→ Exercise requirements
Images are not part of the copy; transcribe all the data exactly.

→ Given material
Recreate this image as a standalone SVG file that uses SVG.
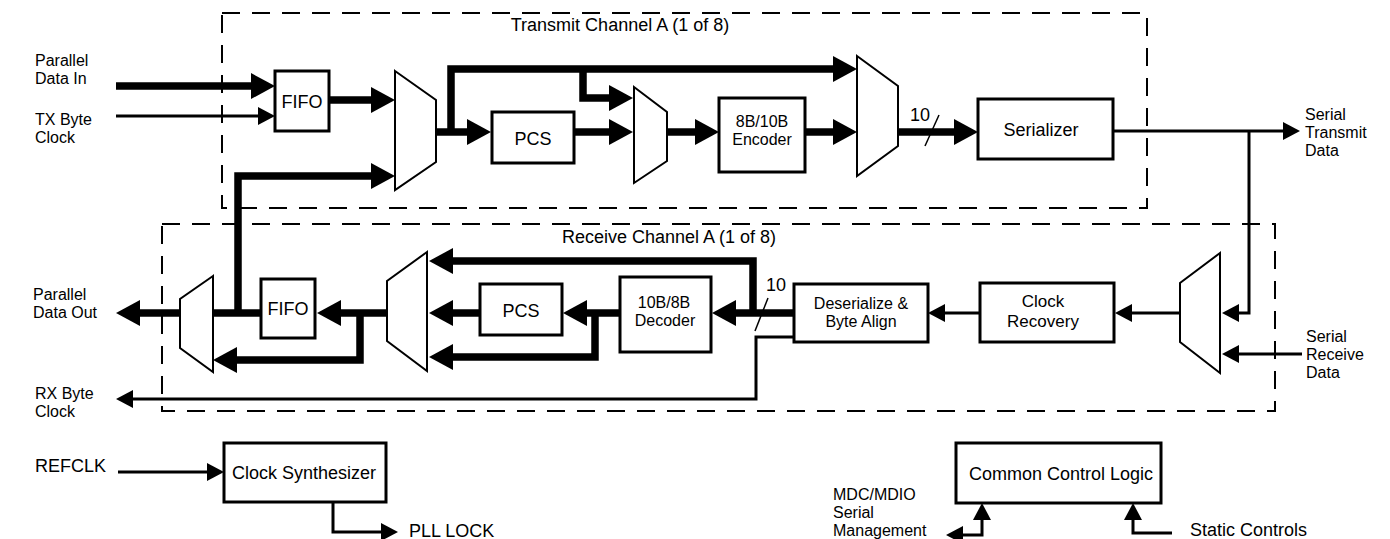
<svg xmlns="http://www.w3.org/2000/svg" width="1390" height="539" viewBox="0 0 1390 539">
<style>
text{font-family:"Liberation Sans",Arial,Helvetica,sans-serif;font-size:18px;fill:#000}
text.m{font-size:16px}
.c{text-anchor:middle}
.box{fill:#fff;stroke:#000;stroke-width:3}
.mux{fill:#fff;stroke:#000;stroke-width:2}
.dash{fill:none;stroke:#000;stroke-width:2;stroke-dasharray:18 12}
.thk{fill:none;stroke:#000;stroke-width:7.5;marker-end:url(#ta)}
.thk.n{marker-end:none}
.thn{fill:none;stroke:#000;stroke-width:3;marker-end:url(#sa)}
.sl{stroke:#000;stroke-width:1.5}
</style>
<defs>
<marker id="ta" markerUnits="userSpaceOnUse" markerWidth="24" markerHeight="28" viewBox="0 -14 24 28" refX="1" refY="0" orient="auto" overflow="visible"><path d="M0,-13 L24,0 L0,13 z"/></marker>
<marker id="sa" markerUnits="userSpaceOnUse" markerWidth="17" markerHeight="20" viewBox="0 -10 17 20" refX="1" refY="0" orient="auto-start-reverse" overflow="visible"><path d="M0,-9 L17,0 L0,9 z"/></marker>
</defs>
<rect width="1390" height="539" fill="#fff"/>

<g id="tx-channel">
<rect class="dash" x="222" y="13" width="925" height="195"/>
<text class="c" x="620" y="31">Transmit Channel A (1 of 8)</text>
</g>
<g id="rx-channel">
<rect class="dash" x="162" y="224" width="1113" height="187"/>
<text class="c" x="669" y="243">Receive Channel A (1 of 8)</text>
</g>

<g id="connectors">
<path class="thk" d="M116,86 H252"/>
<path class="thk" d="M329,100 H372"/>
<path class="thk" d="M238,313 V176 H372"/>
<path class="thk" d="M436,132 H468"/>
<path class="thk" d="M451,132 V69 H834"/>
<path class="thk" d="M583,69 V98 H610"/>
<path class="thk" d="M574,132 H610"/>
<path class="thk" d="M667,132 H696"/>
<path class="thk" d="M805,132 H834"/>
<path class="thk" d="M898,132 H955"/>
<path class="thk" d="M794,313 H735"/>
<path class="thk" d="M753,313 V261 H452"/>
<path class="thk" d="M620,313 H586"/>
<path class="thk" d="M595,313 V357 H452"/>
<path class="thk" d="M480,313 H452"/>
<path class="thk" d="M387,313 H340"/>
<path class="thk" d="M360,313 V360 H236"/>
<path class="thk n" d="M261,313 H213"/>
<path class="thk" d="M180,313 H139"/>
<path class="thn" d="M116,116 H259"/>
<path class="thn" d="M1113,131 H1284"/>
<path class="thn" d="M1249,131 V313 H1238"/>
<path class="thn" d="M1302,354 H1238"/>
<path class="thn" d="M1180,313 H1131"/>
<path class="thn" d="M980,313 H944"/>
<path class="thn" d="M794,337 H756 V399 H132"/>
<path class="thn" d="M118,472 H208"/>
<path class="thn" d="M333,502 V532 H382"/>
<path class="thn" d="M962,535 H982 V519" style="marker-start:url(#sa)"/>
<path class="thn" d="M1172,533 H1133 V519"/>
<line class="sl" x1="925" y1="146" x2="939" y2="115"/>
<text x="910" y="121">10</text>
<line class="sl" x1="755" y1="331" x2="768" y2="298"/>
<text x="766" y="291">10</text>
</g>

<g id="tx-fifo"><rect class="box" x="275" y="71" width="54" height="60"/><text class="c" x="302" y="108">FIFO</text></g>
<g id="tx-mux1"><polygon class="mux" points="395,71 436,100 436,162 395,190"/></g>
<g id="tx-pcs"><rect class="box" x="492" y="112" width="82" height="51"/><text class="c" x="533" y="145">PCS</text></g>
<g id="tx-mux2"><polygon class="mux" points="634,87 667,112 667,161 634,183"/></g>
<g id="tx-encoder"><rect class="box" x="719" y="98" width="86" height="74"/><text class="c m" x="762" y="127">8B/10B<tspan x="762" dy="18">Encoder</tspan></text></g>
<g id="tx-mux3"><polygon class="mux" points="857,56 898,86 898,146 857,176"/></g>
<g id="serializer"><rect class="box" x="978" y="99" width="135" height="60"/><text class="c" x="1041" y="136">Serializer</text></g>

<g id="rx-mux4"><polygon class="mux" points="1220,253 1180,283 1180,342 1220,373"/></g>
<g id="clock-recovery"><rect class="box" x="980" y="283" width="134" height="59"/><text class="c" x="1043" y="307" style="font-size:17px">Clock<tspan x="1043" dy="19.5">Recovery</tspan></text></g>
<g id="deserializer"><rect class="box" x="794" y="284" width="134" height="58"/><text class="c m" x="861" y="309">Deserialize &amp;<tspan x="861" dy="18">Byte Align</tspan></text></g>
<g id="rx-decoder"><rect class="box" x="620" y="277" width="91" height="75"/><text class="c m" x="664" y="308">10B/8B<tspan x="665" dy="18">Decoder</tspan></text></g>
<g id="rx-pcs"><rect class="box" x="480" y="284" width="82" height="51"/><text class="c" x="521" y="317">PCS</text></g>
<g id="rx-mux5"><polygon class="mux" points="427,252 387,281 387,341 427,371"/></g>
<g id="rx-fifo"><rect class="box" x="261" y="279" width="54" height="59"/><text class="c" x="288" y="315">FIFO</text></g>
<g id="rx-mux6"><polygon class="mux" points="213,276 180,299 180,348 213,372"/></g>

<g id="clock-synth"><rect class="box" x="224" y="443" width="162" height="59"/><text class="c" x="304" y="479">Clock Synthesizer</text></g>
<g id="common-control"><rect class="box" x="956" y="443" width="205" height="60"/><text class="c" x="1061" y="480">Common Control Logic</text></g>

<g id="labels">
<text class="m" x="35" y="66">Parallel<tspan x="35" dy="18">Data In</tspan></text>
<text class="m" x="35" y="125">TX Byte<tspan x="35" dy="18">Clock</tspan></text>
<text class="m" x="1305" y="120">Serial<tspan x="1305" dy="18">Transmit</tspan><tspan x="1305" dy="18">Data</tspan></text>
<text class="m" x="1306" y="342">Serial<tspan x="1306" dy="18">Receive</tspan><tspan x="1306" dy="18">Data</tspan></text>
<text class="m" x="33" y="300">Parallel<tspan x="33" dy="18">Data Out</tspan></text>
<text class="m" x="35" y="399">RX Byte<tspan x="35" dy="18">Clock</tspan></text>
<text x="35" y="472">REFCLK</text>
<text x="409" y="537">PLL LOCK</text>
<text class="m" x="833" y="500">MDC/MDIO<tspan x="833" dy="18">Serial</tspan><tspan x="833" dy="18">Management</tspan></text>
<text x="1190" y="536">Static Controls</text>
</g>
</svg>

→ Answer to the exercise
Recreate this image as a standalone SVG file that uses SVG.
<svg xmlns="http://www.w3.org/2000/svg" width="1390" height="539" viewBox="0 0 1390 539">
<style>
text{font-family:"Liberation Sans",Arial,Helvetica,sans-serif;font-size:18px;fill:#000}
text.m{font-size:16px}
.c{text-anchor:middle}
.box{fill:#fff;stroke:#000;stroke-width:3}
.mux{fill:#fff;stroke:#000;stroke-width:2}
.dash{fill:none;stroke:#000;stroke-width:2;stroke-dasharray:18 12}
.thk{fill:none;stroke:#000;stroke-width:7.5;marker-end:url(#ta)}
.thk.n{marker-end:none}
.thn{fill:none;stroke:#000;stroke-width:3;marker-end:url(#sa)}
.sl{stroke:#000;stroke-width:1.5}
</style>
<defs>
<marker id="ta" markerUnits="userSpaceOnUse" markerWidth="24" markerHeight="28" viewBox="0 -14 24 28" refX="1" refY="0" orient="auto" overflow="visible"><path d="M0,-13 L24,0 L0,13 z"/></marker>
<marker id="sa" markerUnits="userSpaceOnUse" markerWidth="17" markerHeight="20" viewBox="0 -10 17 20" refX="1" refY="0" orient="auto-start-reverse" overflow="visible"><path d="M0,-9 L17,0 L0,9 z"/></marker>
</defs>
<rect width="1390" height="539" fill="#fff"/>

<g id="tx-channel">
<rect class="dash" x="222" y="13" width="925" height="195"/>
<text class="c" x="620" y="31">Transmit Channel A (1 of 8)</text>
</g>
<g id="rx-channel">
<rect class="dash" x="162" y="224" width="1113" height="187"/>
<text class="c" x="669" y="243">Receive Channel A (1 of 8)</text>
</g>

<g id="connectors">
<path class="thk" d="M116,86 H252"/>
<path class="thk" d="M329,100 H372"/>
<path class="thk" d="M238,313 V176 H372"/>
<path class="thk" d="M436,132 H468"/>
<path class="thk" d="M451,132 V69 H834"/>
<path class="thk" d="M583,69 V98 H610"/>
<path class="thk" d="M574,132 H610"/>
<path class="thk" d="M667,132 H696"/>
<path class="thk" d="M805,132 H834"/>
<path class="thk" d="M898,132 H955"/>
<path class="thk" d="M794,313 H735"/>
<path class="thk" d="M753,313 V261 H452"/>
<path class="thk" d="M620,313 H586"/>
<path class="thk" d="M595,313 V357 H452"/>
<path class="thk" d="M480,313 H452"/>
<path class="thk" d="M387,313 H340"/>
<path class="thk" d="M360,313 V360 H236"/>
<path class="thk n" d="M261,313 H213"/>
<path class="thk" d="M180,313 H139"/>
<path class="thn" d="M116,116 H259"/>
<path class="thn" d="M1113,131 H1284"/>
<path class="thn" d="M1249,131 V313 H1238"/>
<path class="thn" d="M1302,354 H1238"/>
<path class="thn" d="M1180,313 H1131"/>
<path class="thn" d="M980,313 H944"/>
<path class="thn" d="M794,337 H756 V399 H132"/>
<path class="thn" d="M118,472 H208"/>
<path class="thn" d="M333,502 V532 H382"/>
<path class="thn" d="M962,535 H982 V519" style="marker-start:url(#sa)"/>
<path class="thn" d="M1172,533 H1133 V519"/>
<line class="sl" x1="925" y1="146" x2="939" y2="115"/>
<text x="910" y="121">10</text>
<line class="sl" x1="755" y1="331" x2="768" y2="298"/>
<text x="766" y="291">10</text>
</g>

<g id="tx-fifo"><rect class="box" x="275" y="71" width="54" height="60"/><text class="c" x="302" y="108">FIFO</text></g>
<g id="tx-mux1"><polygon class="mux" points="395,71 436,100 436,162 395,190"/></g>
<g id="tx-pcs"><rect class="box" x="492" y="112" width="82" height="51"/><text class="c" x="533" y="145">PCS</text></g>
<g id="tx-mux2"><polygon class="mux" points="634,87 667,112 667,161 634,183"/></g>
<g id="tx-encoder"><rect class="box" x="719" y="98" width="86" height="74"/><text class="c m" x="762" y="127">8B/10B<tspan x="762" dy="18">Encoder</tspan></text></g>
<g id="tx-mux3"><polygon class="mux" points="857,56 898,86 898,146 857,176"/></g>
<g id="serializer"><rect class="box" x="978" y="99" width="135" height="60"/><text class="c" x="1041" y="136">Serializer</text></g>

<g id="rx-mux4"><polygon class="mux" points="1220,253 1180,283 1180,342 1220,373"/></g>
<g id="clock-recovery"><rect class="box" x="980" y="283" width="134" height="59"/><text class="c" x="1043" y="307" style="font-size:17px">Clock<tspan x="1043" dy="19.5">Recovery</tspan></text></g>
<g id="deserializer"><rect class="box" x="794" y="284" width="134" height="58"/><text class="c m" x="861" y="309">Deserialize &amp;<tspan x="861" dy="18">Byte Align</tspan></text></g>
<g id="rx-decoder"><rect class="box" x="620" y="277" width="91" height="75"/><text class="c m" x="664" y="308">10B/8B<tspan x="665" dy="18">Decoder</tspan></text></g>
<g id="rx-pcs"><rect class="box" x="480" y="284" width="82" height="51"/><text class="c" x="521" y="317">PCS</text></g>
<g id="rx-mux5"><polygon class="mux" points="427,252 387,281 387,341 427,371"/></g>
<g id="rx-fifo"><rect class="box" x="261" y="279" width="54" height="59"/><text class="c" x="288" y="315">FIFO</text></g>
<g id="rx-mux6"><polygon class="mux" points="213,276 180,299 180,348 213,372"/></g>

<g id="clock-synth"><rect class="box" x="224" y="443" width="162" height="59"/><text class="c" x="304" y="479">Clock Synthesizer</text></g>
<g id="common-control"><rect class="box" x="956" y="443" width="205" height="60"/><text class="c" x="1061" y="480">Common Control Logic</text></g>

<g id="labels">
<text class="m" x="35" y="66">Parallel<tspan x="35" dy="18">Data In</tspan></text>
<text class="m" x="35" y="125">TX Byte<tspan x="35" dy="18">Clock</tspan></text>
<text class="m" x="1305" y="120">Serial<tspan x="1305" dy="18">Transmit</tspan><tspan x="1305" dy="18">Data</tspan></text>
<text class="m" x="1306" y="342">Serial<tspan x="1306" dy="18">Receive</tspan><tspan x="1306" dy="18">Data</tspan></text>
<text class="m" x="33" y="300">Parallel<tspan x="33" dy="18">Data Out</tspan></text>
<text class="m" x="35" y="399">RX Byte<tspan x="35" dy="18">Clock</tspan></text>
<text x="35" y="472">REFCLK</text>
<text x="409" y="537">PLL LOCK</text>
<text class="m" x="833" y="500">MDC/MDIO<tspan x="833" dy="18">Serial</tspan><tspan x="833" dy="18">Management</tspan></text>
<text x="1190" y="536">Static Controls</text>
</g>
</svg>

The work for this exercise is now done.